As the day wears on, people begin to gather outside the club waiting for the doors to open, oblivious to the situation. Sweating it out inside, the small group of four have to break the tragic news of Ezra's grisly death to Baby who takes the news in a dreamlike, distant manner. Uneasy about Baby's mental stability, the Atlantic gang begins to become restless - especially about their catering. Arguments break out over frivolous matters (Skinny's Uncle Tommy), and the group finally settles to consider just what its rivals are doing at that very moment.

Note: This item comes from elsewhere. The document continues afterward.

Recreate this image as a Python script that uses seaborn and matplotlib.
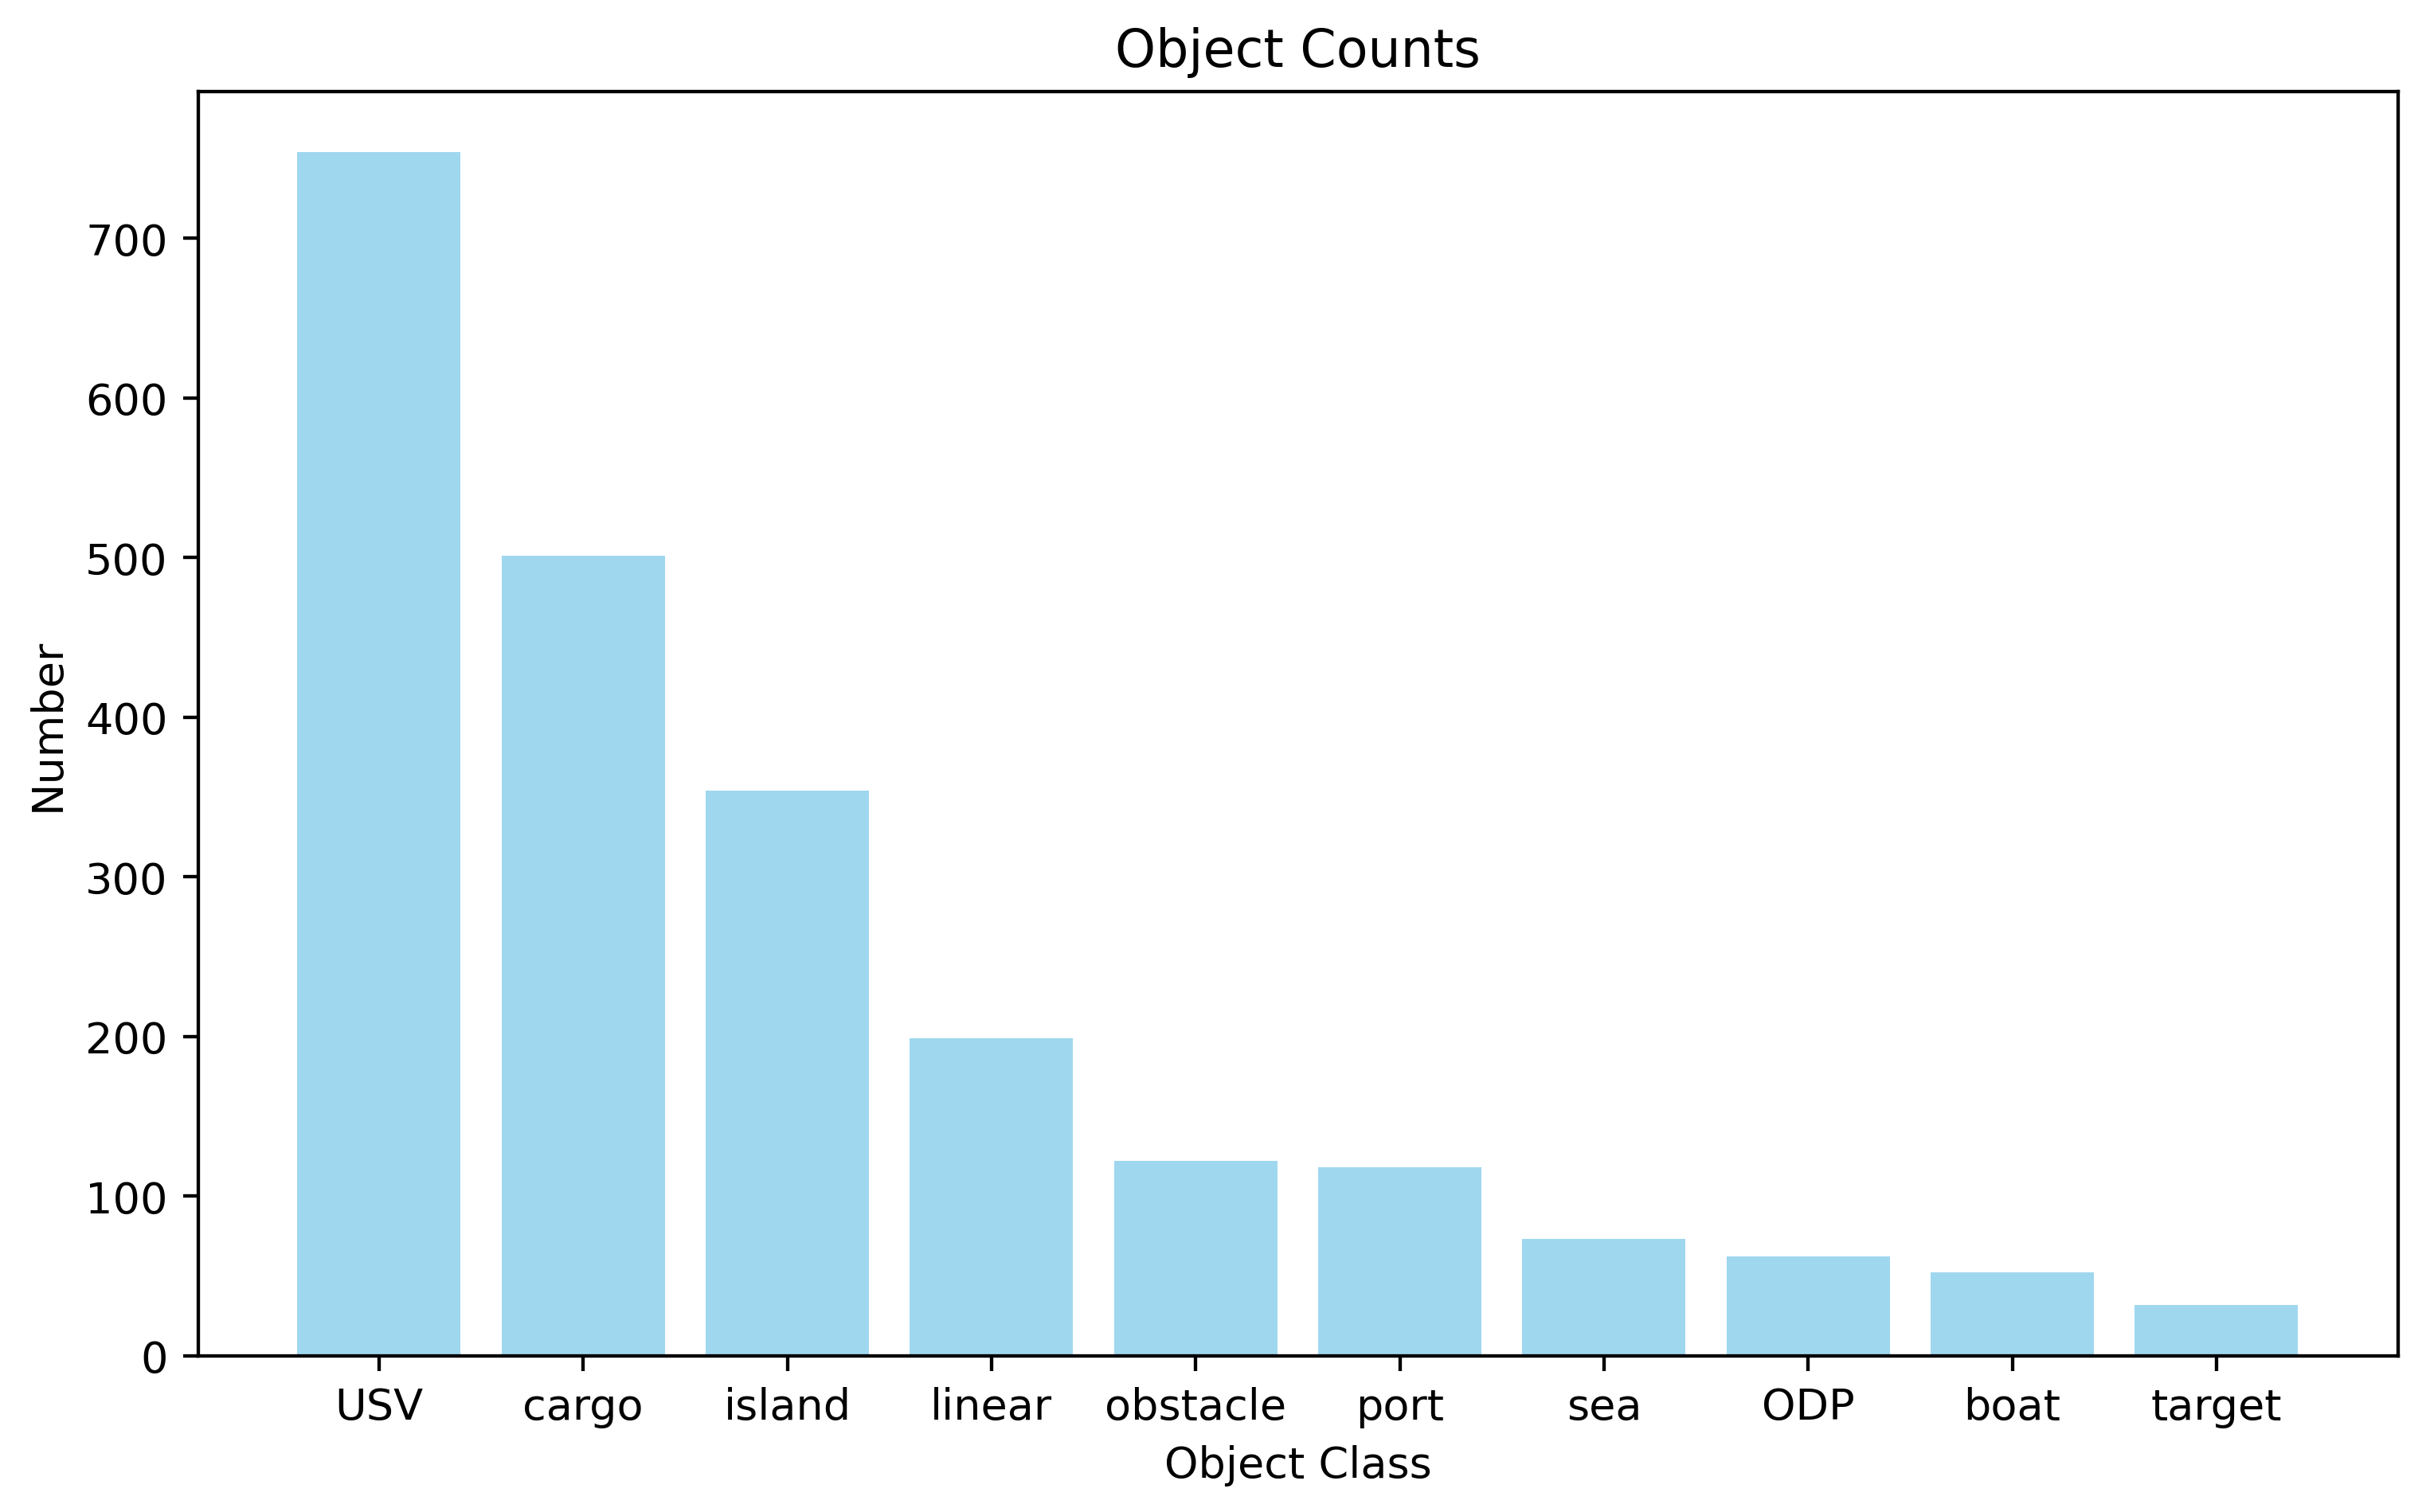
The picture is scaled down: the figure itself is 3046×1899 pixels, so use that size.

In the climax to the fast-paced story, Sweets checks downstairs to see if the coast is clear for the gang to have a little space, rather than being cooped up in a single room and finds Silver Johnny hanging from the ceiling. In sheer panic, Sweets calls for help and is joined by the others. Baby reveals that by saving Silver Johnny he killed Mr Ross and discovered that Mickey had betrayed them all for a share in the business. Skinny arrives and insults Baby, who responds by shooting him in the head with the Derringer. Mickey, Potts and Sweets attempt to cover the wound and to calm Skinny down while Baby wanders around aimlessly. Silver Johnny is lowered to the floor and Skinny dies. Unable to save Skinny's life, Mickey's authority and status break down and he kneels beside his friend's body.

==Film version==
In 1997, a film adaptation of the stage play was released. It was also written and directed by Butterworth, and starred Ian Hart as Mickey, Ewen Bremner as Skinny, Aidan Gillen as Baby, Harold Pinter as Sam Ross, among others.